Today, women can protect themselves from HIV infection by simply taking one prescription pill daily. Named Preexposure prophylaxis (PrEP), when taken correctly, it is up to 92% effective.
While this medication could play an important role in reducing HIV infection among women, a new study shows that racial bias among physicians and other healthcare providers may limit the number of Black women who are prescribed PrEP.
“Despite their disparately high HIV incidence and their voiced willingness to use PrEP, Black women’s knowledge and uptake of PrEP are low, especially relative to white women and men who have sex with men (MSM),” said Assistant Professor Shawnika Hull, who led the study. Hull and her co-authors published their findings in the paper “Providers PrEP: Identifying Primary Healthcare Providers’ Biases as Barriers to Provision of Equitable PrEP Services.”
The study involved testing the ways racial biases among primary healthcare providers (PHCP) impacts their willingness to discuss and prescribe PrEP to women, Hull said, and their findings demonstrate that “providers who exhibit high racial bias are less willing to discuss and prescribe PrEP to a Black (compared to white) PrEP eligible patient.
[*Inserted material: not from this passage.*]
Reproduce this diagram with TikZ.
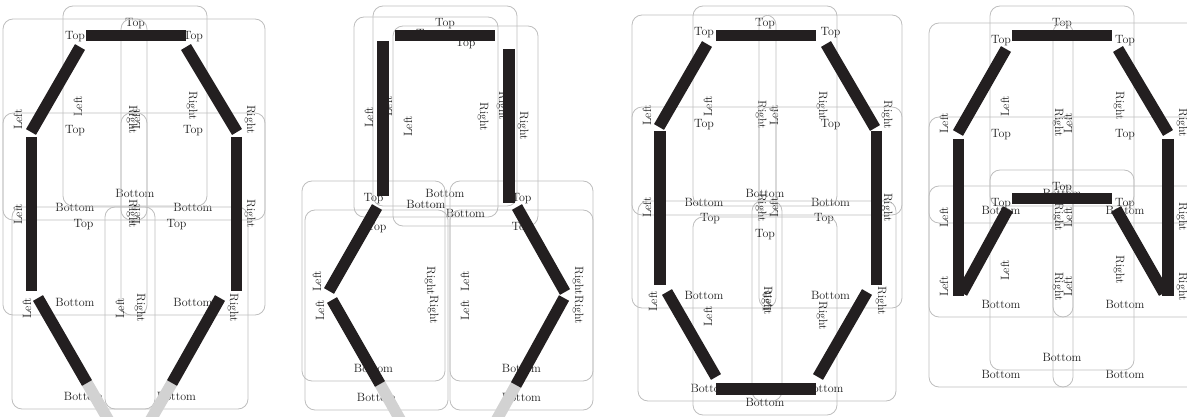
\documentclass[tikz,border=0pt]{standalone}
\definecolor{barcol}{RGB}{35,31,32}
\definecolor{ghost}{RGB}{210,210,210}
\definecolor{framecol}{RGB}{190,190,190}
\definecolor{txt}{RGB}{30,30,30}
\tikzset{
  cellframe/.style={draw=framecol, line width=0.8pt, rounded corners=10pt},
  lbl/.style={inner sep=0pt, text=txt, font=\fontsize{12}{14}\selectfont},
  seg/.style={draw=barcol, line width=11.5pt, line cap=butt},
  ghostseg/.style={draw=ghost, line width=11.5pt, line cap=butt},
}
% #1 name, #2 x1, #3 y1 (down), #4 x2, #5 y2 (down)
\newcommand\cellbox[5]{%
  \pgfmathsetmacro\cbcx{(#2+#4)/2}%
  \pgfmathsetmacro\cbcy{-(#3+#5)/2}%
  \pgfmathsetmacro\cbty{-(#3+17.5)}%
  \pgfmathsetmacro\cbby{-(#5-13)}%
  \pgfmathsetmacro\cblx{#2+15}%
  \pgfmathsetmacro\cbrx{#4-15}%
  \draw[cellframe] (#2,-#3) rectangle (#4,-#5);
  \node[lbl] (#1-top) at (\cbcx,\cbty) {Top};
  \node[lbl] (#1-bottom) at (\cbcx,\cbby) {Bottom};
  \node[lbl,rotate=90] (#1-left) at (\cblx,\cbcy) {Left};
  \node[lbl,rotate=-90] (#1-right) at (\cbrx,\cbcy) {Right};
}
\begin{document}
\begin{tikzpicture}[x=1pt,y=1pt]
\useasboundingbox (0,0) rectangle (1187,-417);
\clip (0,0) rectangle (1187,-417);

% ---------- Panel 1 ----------
\cellbox{pa1}{63}{6}{207}{206}
\cellbox{pa2}{3}{19}{147}{220}
\cellbox{pa3}{121}{19}{265}{220}
\cellbox{pa4}{3}{113}{147}{315}
\cellbox{pa5}{121}{113}{265}{315}
\cellbox{pa6}{12}{207}{155}{409}
\cellbox{pa7}{105}{207}{248}{409}

% ---------- Panel 2 ----------
\cellbox{pb1}{373}{6}{517}{206}
\cellbox{pb2}{354}{17}{498}{217}
\cellbox{pb3}{393}{26}{538}{226}
\cellbox{pb4}{302}{181}{445}{381}
\cellbox{pb5}{305}{210}{448}{410}
\cellbox{pb6}{450}{181}{593}{381}
\cellbox{pb7}{450}{210}{593}{410}

% ---------- Panel 3 ----------
\cellbox{pc1}{693}{6}{837}{206}
\cellbox{pc2}{632}{15}{776}{215}
\cellbox{pc3}{759}{15}{902}{215}
\cellbox{pc4}{632}{107}{776}{308}
\cellbox{pc5}{759}{107}{902}{308}
\cellbox{pc6}{638}{201}{782}{401}
\cellbox{pc7}{752}{201}{896}{401}
\cellbox{pc8}{693}{217}{837}{415}

% ---------- Panel 4 ----------
\cellbox{pd1}{990}{6}{1134}{206}
\cellbox{pd2}{929}{23}{1073}{223}
\cellbox{pd3}{1053}{23}{1197}{223}
\cellbox{pd4}{929}{117}{1073}{317}
\cellbox{pd5}{1053}{117}{1197}{317}
\cellbox{pd6}{929}{186}{1073}{387}
\cellbox{pd7}{1053}{186}{1197}{387}
\cellbox{pd8}{990}{170}{1134}{370}

% ---------- strokes ----------
% panel 1
\draw[ghostseg] (87,-383) -- (120,-440);
\draw[ghostseg] (172,-383) -- (139,-440);
\draw[seg] (86,-35.5) -- (186,-35.5);
\draw[seg] (80,-47) -- (31,-132);
\draw[seg] (186,-47) -- (237,-132);
\draw[seg] (31.5,-137) -- (31.5,-291);
\draw[seg] (236.5,-137) -- (236.5,-291);
\draw[seg] (38,-298) -- (87,-383);
\draw[seg] (220,-298) -- (172,-383);

% panel 2
\draw[ghostseg] (380,-384) -- (406,-430);
\draw[ghostseg] (516,-385) -- (491,-430);
\draw[seg] (395,-35.5) -- (495,-35.5);
\draw[seg] (383,-41) -- (383,-196);
\draw[seg] (509,-49) -- (509,-203);
\draw[seg] (377,-207) -- (329,-291);
\draw[seg] (332,-300) -- (380,-384);
\draw[seg] (517,-207) -- (565,-292);
\draw[seg] (564,-298) -- (516,-385);

% panel 3
\draw[seg] (716,-35.5) -- (816,-35.5);
\draw[seg] (707,-44) -- (659,-127);
\draw[seg] (826,-44) -- (875,-128);
\draw[seg] (660,-131) -- (660,-285);
\draw[seg] (876.5,-131) -- (876.5,-285);
\draw[seg] (667,-292) -- (716,-377);
\draw[seg] (867,-292) -- (818,-377);
\draw[seg] (716,-389) -- (816,-389);

% panel 4
\draw[seg] (1012,-35.5) -- (1112,-35.5);
\draw[seg] (1006,-49) -- (958,-133);
\draw[seg] (1118,-49) -- (1168,-133);
\draw[seg] (958.5,-139) -- (958.5,-296);
\draw[seg] (1008,-209) -- (962,-293);
\draw[seg] (1168,-139) -- (1168,-296);
\draw[seg] (1116,-209) -- (1164,-293);
\draw[seg] (1012,-198.5) -- (1112,-198.5);
\end{tikzpicture}
\end{document}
This difference was due, in part, to the fact that these providers assumed that Black (compared to white) patients would be less adherent to the medication regimen.”
Hull said while primary healthcare providers serve as important gatekeepers to PrEP, mounting evidence shows that providers know about PrEP, but are not prescribing it to Black women in accordance with the demonstrable need.
“PHCP may make judgements about who is (not) a good candidate for PrEP that are based on conscious and nonconscious stereotypes and prejudice that disadvantage women, drug users, the poor, and Black people,” Hull said. “For example, Assistant Professor Sarah Calabrese at The George Washington University found in her research that medical student respondents demonstrated racial biases in their willingness to prescribe PrEP to Black compared with white MSM due to stereotypes about Black hyper-sexuality that lead to assumptions of risk compensation among Black MSM. Stereotypes of hyper-sexuality are likely to extend to Black women and be complicated by other stereotypes about Black women, drug users and poor people. So, identifying how intersectional stigma in clinical encounters disadvantages Black women is crucial to increasing their access to PrEP.”
To conduct the research, Hull said the team used an online experiment delivered to primary healthcare providers through the Qualtrics research platform. They were randomly assigned to receive one of four vignettes about a PrEP eligible woman and report their willingness to introduce and prescribe PrEP. Vignettes, varied on the patient’s race (Black/white) and substance use (recent/none).
While “this research highlights the specific ways racial bias among healthcare providers inhibit HIV prevention and may contribute to and exacerbate disparities in HIV prevention,” Hull said, “it also opens new possibilities for the development of HIV prevention interventions that are responsive to the social-structural barriers to ending the epidemic.”